▽
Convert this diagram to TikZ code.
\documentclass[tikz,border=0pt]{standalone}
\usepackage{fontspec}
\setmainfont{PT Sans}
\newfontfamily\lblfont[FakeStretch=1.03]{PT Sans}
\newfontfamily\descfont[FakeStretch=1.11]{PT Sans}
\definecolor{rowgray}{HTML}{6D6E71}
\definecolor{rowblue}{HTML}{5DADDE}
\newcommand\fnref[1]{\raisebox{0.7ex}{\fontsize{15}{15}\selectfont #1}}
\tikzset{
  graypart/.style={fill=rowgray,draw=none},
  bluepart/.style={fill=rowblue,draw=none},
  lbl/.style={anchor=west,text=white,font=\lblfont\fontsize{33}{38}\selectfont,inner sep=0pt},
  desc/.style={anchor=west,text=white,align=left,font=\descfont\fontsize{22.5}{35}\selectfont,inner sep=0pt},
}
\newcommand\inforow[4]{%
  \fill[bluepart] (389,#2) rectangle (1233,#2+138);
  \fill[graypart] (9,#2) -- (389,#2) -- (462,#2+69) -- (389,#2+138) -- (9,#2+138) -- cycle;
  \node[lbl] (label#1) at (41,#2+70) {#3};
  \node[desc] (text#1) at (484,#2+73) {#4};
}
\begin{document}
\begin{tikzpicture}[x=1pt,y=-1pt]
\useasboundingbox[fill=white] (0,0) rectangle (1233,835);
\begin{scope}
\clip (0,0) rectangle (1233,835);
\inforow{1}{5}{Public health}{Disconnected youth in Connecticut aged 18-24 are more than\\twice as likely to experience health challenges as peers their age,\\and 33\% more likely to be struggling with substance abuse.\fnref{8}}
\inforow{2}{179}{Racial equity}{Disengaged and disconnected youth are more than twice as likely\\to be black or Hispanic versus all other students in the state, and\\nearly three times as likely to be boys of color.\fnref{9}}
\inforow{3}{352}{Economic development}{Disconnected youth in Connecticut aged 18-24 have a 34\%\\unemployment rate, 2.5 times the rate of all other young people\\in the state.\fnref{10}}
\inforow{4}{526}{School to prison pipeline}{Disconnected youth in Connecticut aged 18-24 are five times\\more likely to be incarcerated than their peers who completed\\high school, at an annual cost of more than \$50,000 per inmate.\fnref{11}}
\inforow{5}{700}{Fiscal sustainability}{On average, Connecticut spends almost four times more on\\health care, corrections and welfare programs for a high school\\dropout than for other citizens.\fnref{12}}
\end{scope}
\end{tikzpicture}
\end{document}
△
▽
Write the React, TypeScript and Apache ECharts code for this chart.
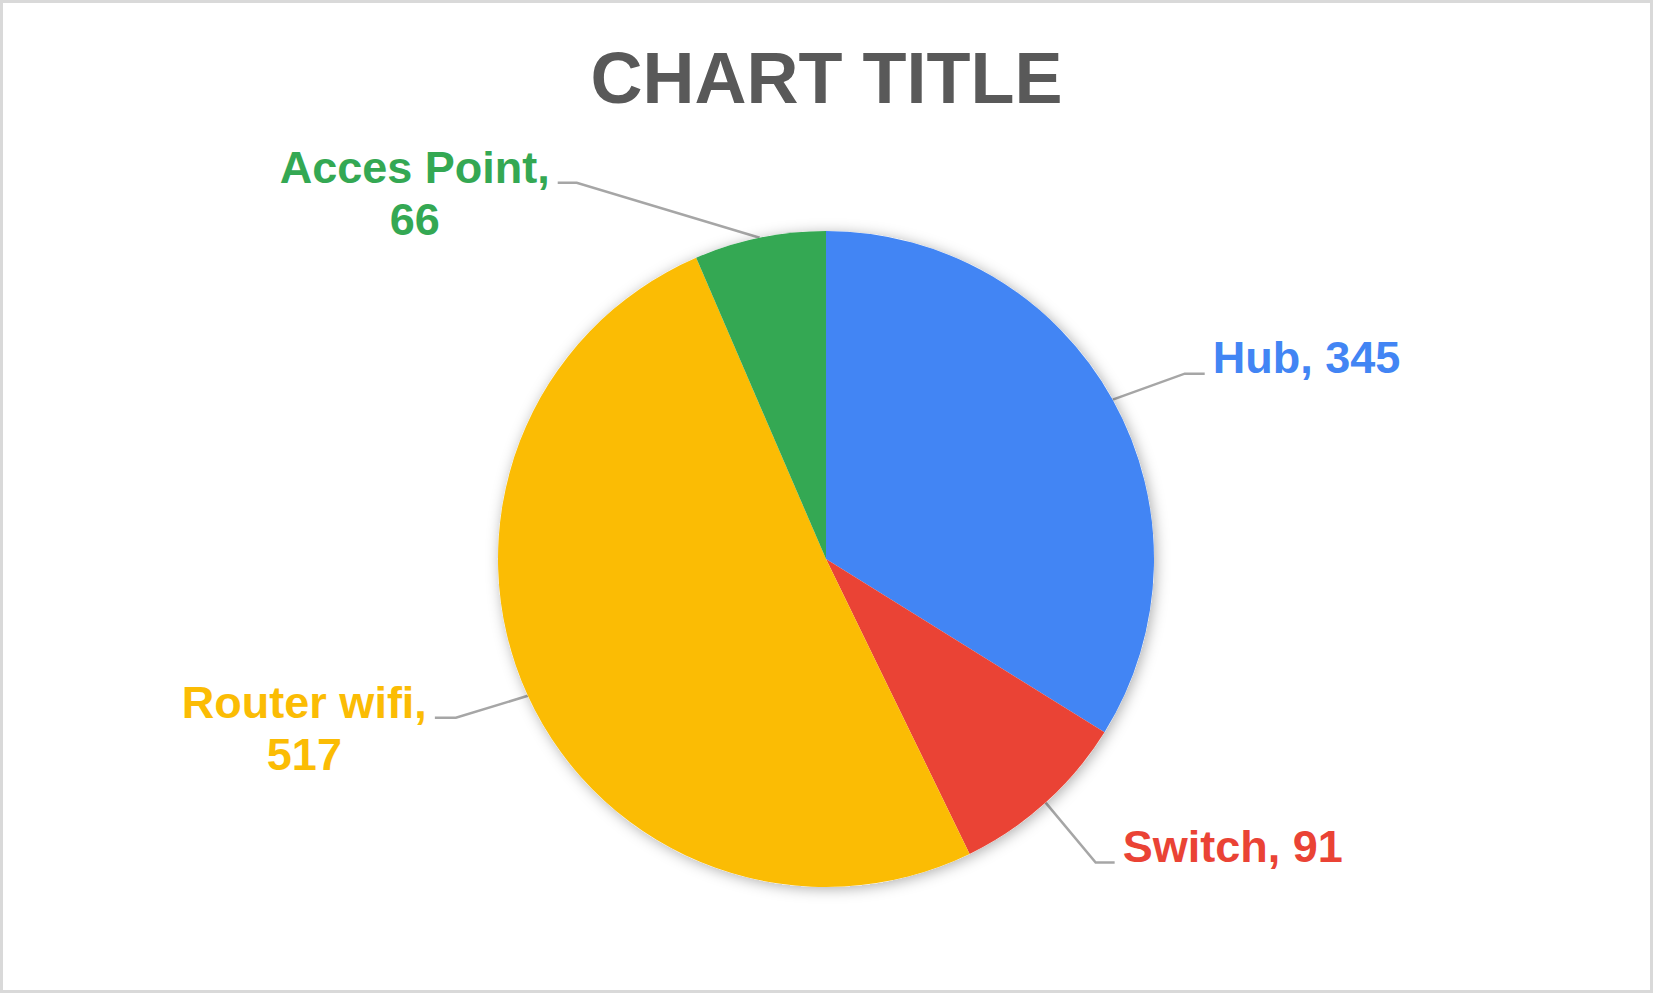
△
#### [What is being asked]
Looking back at the lines above, state how many contain the word "this", and supply nothing besides the number.

#### [Task answer]
2